An alliance of 200 institutions - which control more than $20trn (£13trn) of assets worldwide and include Scottish Widows, the BBC Pension Trust, the US pension giant CalPERS and APG of Holland - have pledged to take action to reduce the amount of methane which oil and gas companies emit when fracking for hydrocarbons.
Fracking - or hydraulic fracturing - is a controversial practice that involves blasting a mixture of sand, chemicals and water into shale rocks to release the hydrocarbons they contain.
The process releases into the atmosphere large quantities of methane, a greenhouse gas about 20 times more potent than carbon dioxide and therefore a key contributor to global warming.
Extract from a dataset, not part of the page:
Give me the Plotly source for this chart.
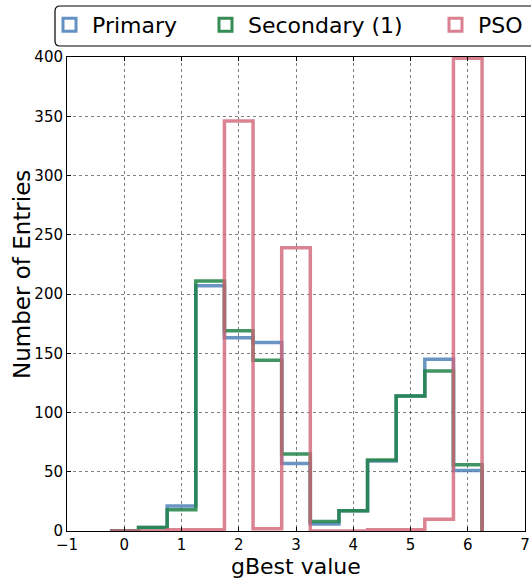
import plotly.graph_objects as go

# ---- data ----
bin_edges = [-0.25, 0.25, 0.75, 1.25, 1.75, 2.25, 2.75, 3.25, 3.75, 4.25, 4.75, 5.25, 5.75, 6.25]
primary_counts = [0, 3, 21, 207, 163, 159, 57, 6, 17, 59, 114, 145, 51]
secondary_counts = [0, 3, 18, 211, 169, 144, 65, 8, 17, 60, 114, 135, 56]
pso_counts = [0, 0, 1, 1, 346, 2, 239, 0, 0, 1, 1, 10, 399]
series_names = ["Primary", "Secondary (1)", "PSO"]
x_ticks = [-1, 0, 1, 2, 3, 4, 5, 6, 7]
y_ticks = [0, 50, 100, 150, 200, 250, 300, 350, 400]
x_title = "gBest value"
y_title = "Number of Entries"

colors = ["rgba(80,130,185,0.85)", "rgba(30,130,70,0.85)", "rgba(210,100,120,0.8)"]
legend_colors = ["rgb(100,145,195)", "rgb(55,140,85)", "rgb(218,128,145)"]

W, H = 531, 578
ML, MR, MT, MB = 67, 6, 57, 47
PW, PH = W - ML - MR, H - MT - MB


def px_x(p):
    return (p - ML) / PW


def px_y(p):
    return (H - MB - p) / PH


def step_xy(edges, counts):
    xs = [edges[0]] + edges[:-1] + [edges[-1]]
    ys = [0] + counts + [0]
    return xs, ys


fig = go.Figure()
for name, counts, col in zip(series_names, [primary_counts, secondary_counts, pso_counts], colors):
    xs, ys = step_xy(bin_edges, counts)
    fig.add_trace(go.Scatter(x=xs, y=ys, mode="lines", line=dict(shape="hv", color=col, width=3.5),
                             showlegend=False, hoverinfo="skip"))

legend_ids = ["legend", "legend2", "legend3"]
for name, col, lid in zip(series_names, legend_colors, legend_ids):
    fig.add_trace(go.Scatter(x=[None], y=[None], mode="markers", name=name, legend=lid,
                             marker=dict(symbol="square-open", size=13, color=col,
                                         line=dict(width=3, color=col))))

font = "DejaVu Sans"
leg_common = dict(orientation="h", yanchor="middle", xanchor="left", y=px_y(25),
                  bgcolor="rgba(0,0,0,0)", borderwidth=0, itemwidth=35,
                  font=dict(family=font, size=22, color="black"))
fig.update_layout(
    legend=dict(x=px_x(47), **leg_common),
    legend2=dict(x=px_x(203), **leg_common),
    legend3=dict(x=px_x(433), **leg_common),
)

# rounded legend frame
x0, x1, y0, y1, r = 55, 545, 6, 46, 5
def P(xp, yp):
    return f"{px_x(xp):.5f},{px_y(yp):.5f}"
path = (f"M {P(x0 + r, y0)} L {P(x1, y0)} L {P(x1, y1)} L {P(x0 + r, y1)} "
        f"Q {P(x0, y1)} {P(x0, y1 - r)} L {P(x0, y0 + r)} Q {P(x0, y0)} {P(x0 + r, y0)} Z")
fig.add_shape(type="path", path=path, xref="paper", yref="paper",
              line=dict(color="black", width=1.2), fillcolor="white", layer="above")

axis_common = dict(showline=True, linecolor="black", linewidth=1, mirror="ticks",
                   ticks="inside", ticklen=4, tickcolor="black",
                   showgrid=True, gridcolor="rgba(0,0,0,0.5)", griddash="dot", gridwidth=1,
                   zeroline=False, tickfont=dict(family=font, size=15, color="black"))
fig.update_xaxes(range=[-1, 7], tickvals=x_ticks, **axis_common)
fig.update_yaxes(range=[0, 400], tickvals=y_ticks, **axis_common)

# axis titles
fig.add_annotation(text=x_title, xref="paper", yref="paper", x=px_x(296), y=px_y(566),
                   xanchor="center", yanchor="middle", showarrow=False, borderpad=0,
                   font=dict(family=font, size=22, color="black"))
fig.add_annotation(text=y_title, xref="paper", yref="paper", x=px_x(22), y=px_y(275),
                   xanchor="center", yanchor="middle", showarrow=False, textangle=-90, borderpad=0,
                   font=dict(family=font, size=23, color="black"))

fig.update_layout(width=W, height=H, margin=dict(l=ML, r=MR, t=MT, b=MB, autoexpand=False),
                  plot_bgcolor="white", paper_bgcolor="white",
                  font=dict(family=font, color="black"))

fig.write_html("out.html")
The alliance of institutions, which also includes the pension fund for Britain's railway workers and Aviva Management, will begin by discussing companies' approach to controlling methane emissions from fracking, discussing regulatory measures with policymakers and working to "develop a framework to enable monitoring of companies' progress on methane control".
Although no specific punishments are planned for non-compliance, a spokesman for the alliance said failure to comply with the institutional shareholder requests "will inform investors' judgement about quality of management with possible consequences for investment decisions".
Craig Mackenzie, the head of sustainability at Scottish Widows Investment Partnership, said that what really sets this campaign apart from others is its focus on a single issue, in this case the methane emitted from fracking.
"Drilling into a particular issue is much more effective. It's becoming apparent that if you have a high level of generality it's hard to know if anything is getting done," Mr Mackenzie said.